Но я сейчас не беру эту проблему с масштабом, просто эти твои подушки полосатые не передают того ужасного и брезгливого ощущения, про которое ты сама говоришь, потому что они не натуральные… Вот Боровский, «Утиная охота» во МХАТе. Там елка огромная в целлофане висела. Я тогда работал у него, прихожу: эта огромная елка, ель, просто ель, она завернута в целлофан, и там на дне болтается вода, и все это подвешено и висит такой тучей на сцене МХАТа. Просто огромная двенадцатиметровая ель, завернутая в целлофан, не завернутая даже, а такой полог из целлофана, и там вода плещется с хвоей. И внизу пол из брезента, из кирзы, как сапоги делают. Я забыть этого не могу. Почему это «Утиная охота»? Почему елка в целлофане? Елка, целлофан, вода и хвоя – это как покойник какой-то. Тем более «Утиная охота» – там вообще-то про это. Какое там кафе «Незабудка» или квартира Зилова! Нет, это глобальное пространство современного человека, космос, над которым висит то ли мечта, то ли покойник, завернутый в целлофан… Страшно, страшно. Елка настоящая, кремлевская такая елка, целлофан настоящий, вода настоящая…

Это не значит, что надо как Боровский. Можно по-разному. Я просто пытаюсь поймать и сформулировать мои чувства: почему здесь, у тебя в макете не возникает ощущения того настоящего матраса, о котором ты говоришь. А если засунуть этот матрас в подмакетник – дало бы мне это чувство «того матраса»? А? Вот засунули, и больше ничего нет. Вот ты говоришь, он будет выступать… Да фиг с ним, просто больше ничего нет! А может, человек уже умер и матрас свернули и сейчас в дезинфекцию пошлют, чтобы следующего положить? Засунули его сюда, как в какой-то склад, потому что положить-то его больше некуда, кроме как в наш подмакетник… Одиночество – это жестко и просто. И страшно. И больше ничего нет – грязный матрас в подмакетнике. Иногда лишние движения театрального декоратора мешают прямому току между твоим желанием и моим восприятием. Вот так. Понятно?

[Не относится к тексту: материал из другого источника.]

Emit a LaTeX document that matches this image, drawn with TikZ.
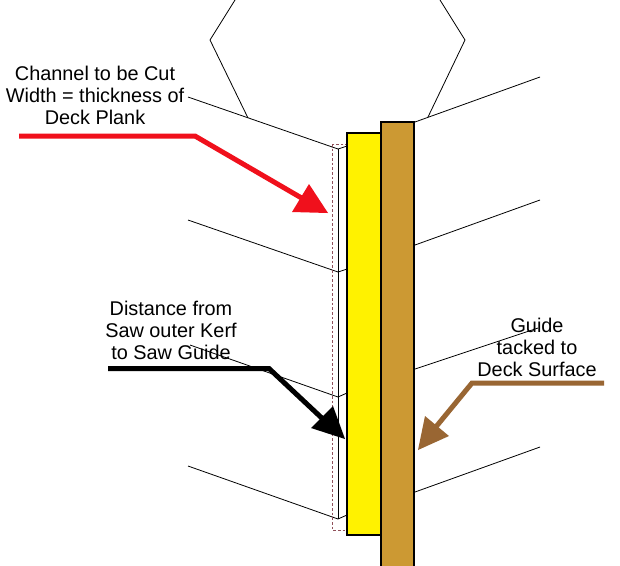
\documentclass[tikz,border=0pt]{standalone}
\usepackage{fontspec}
\setmainfont{Liberation Sans}
\definecolor{guidecol}{HTML}{CC9933}
\definecolor{arrowbrown}{HTML}{996633}
\definecolor{arrowred}{HTML}{F0101C}
\definecolor{dashred}{HTML}{90505A}
\tikzset{
  plank/.style={draw=black,line width=0.6pt},
  board/.style={draw=black,line width=0.8pt},
  kerf/.style={draw=dashred,line width=0.7pt,dash pattern=on 2pt off 1.5pt},
  pointer/.style={line width=3.75pt,line join=miter},
  lbl/.style={align=center,inner sep=0pt,text=black,font=\fontsize{14.9}{16.5}\selectfont}
}
\begin{document}
\begin{tikzpicture}[x=0.75pt,y=-0.75pt]
\useasboundingbox (0,0) rectangle (620,565);
\fill[white] (0,0) rectangle (620,565);
% saw hexagon
\draw[plank] (235,0) -- (210,40) -- (248,118);
\draw[plank] (440,0) -- (465,40) -- (428,117);
% deck planks, left
\draw[plank] (188,97) -- (338,149) -- (347,146);
\draw[plank] (188,220) -- (338,272) -- (347,269);
\draw[plank] (190,345) -- (338,397) -- (347,393);
\draw[plank] (188,466) -- (338,519) -- (347,515);
\draw[plank] (338,149) -- (338,519);
% deck planks, right
\draw[plank] (415,122) -- (540,77);
\draw[plank] (415,245) -- (540,200);
\draw[plank] (415,369) -- (538,328);
\draw[plank] (415,492) -- (540,447);
% channel
\draw[kerf] (332,144) rectangle (346,530);
% guide and saw guide
\draw[board,fill=yellow] (347,133) rectangle (381,535);
\draw[board,fill=guidecol] (381,122) rectangle (414,572);
% labels
\node[lbl] (chan) at (95,95) {Channel to be Cut\\Width = thickness of\\Deck Plank};
\node[lbl] (dist) at (171,330) {Distance from\\Saw outer Kerf\\to Saw Guide};
\node[lbl] (tack) at (537,347) {Guide\\tacked to\\Deck Surface};
% pointers
\coordinate (r0) at (19,136);
\coordinate (r1) at (195,136);
\coordinate (r2) at (305,200);
\draw[pointer,draw=arrowred] (r0) -- (r1) -- (r2);
\fill[arrowred] (328,213) -- (292,212) -- (309,184) -- cycle;
\coordinate (k0) at (108,368.5);
\coordinate (k1) at (269,368.5);
\coordinate (k2) at (325,421);
\draw[pointer,draw=black] (k0) -- (k1) -- (k2);
\fill[black] (345,439) -- (311,428) -- (333,406) -- cycle;
\coordinate (b0) at (604,383);
\coordinate (b1) at (472,383);
\coordinate (b2) at (435,428);
\draw[pointer,draw=arrowbrown] (b0) -- (b1) -- (b2);
\fill[arrowbrown] (418,450) -- (425,416) -- (449,436) -- cycle;
\end{tikzpicture}
\end{document}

Когда-то давно, когда я еще учился в институте, я шел домой от Телеграфа… Был какой-то праздник, и все шли мне навстречу, я шел в другую сторону… Я вам, кажется, рассказывал… Я тогда понял проблему Гамлета, понял, что она существует. Сейчас мало что изменилось: все радуются, вернее, всем дана команда радоваться, на Тверском бульваре эти цветы безумные, какая-то голография на настоящей земле, устроены специальные проекторы, которые проецируют на землю листья, хотя кругом деревьев полно. Они проецируют такие листья, типа «как красиво»… Это абсолютный Апокалипсис безвкусия и пошлости, закрывающий истинные проблемы. Так и в «Гамлете». Эта жирная сволочь пришла к власти и палит из пушек при каждом выпитом бокале. Где здесь одиночество? А вот это и есть: всеобщая радость и я, идущий в другую сторону, домой. Я тогда это понял, понял, как это дискомфортно… Тогда еще этих цветов не было, а теперь это все какой-то перебор праздничности. Это тоже пространство больного человека. Я в данном случае рассуждаю как больной человек, а Тверской бульвар для меня сейчас – это пространство моего больного восприятия.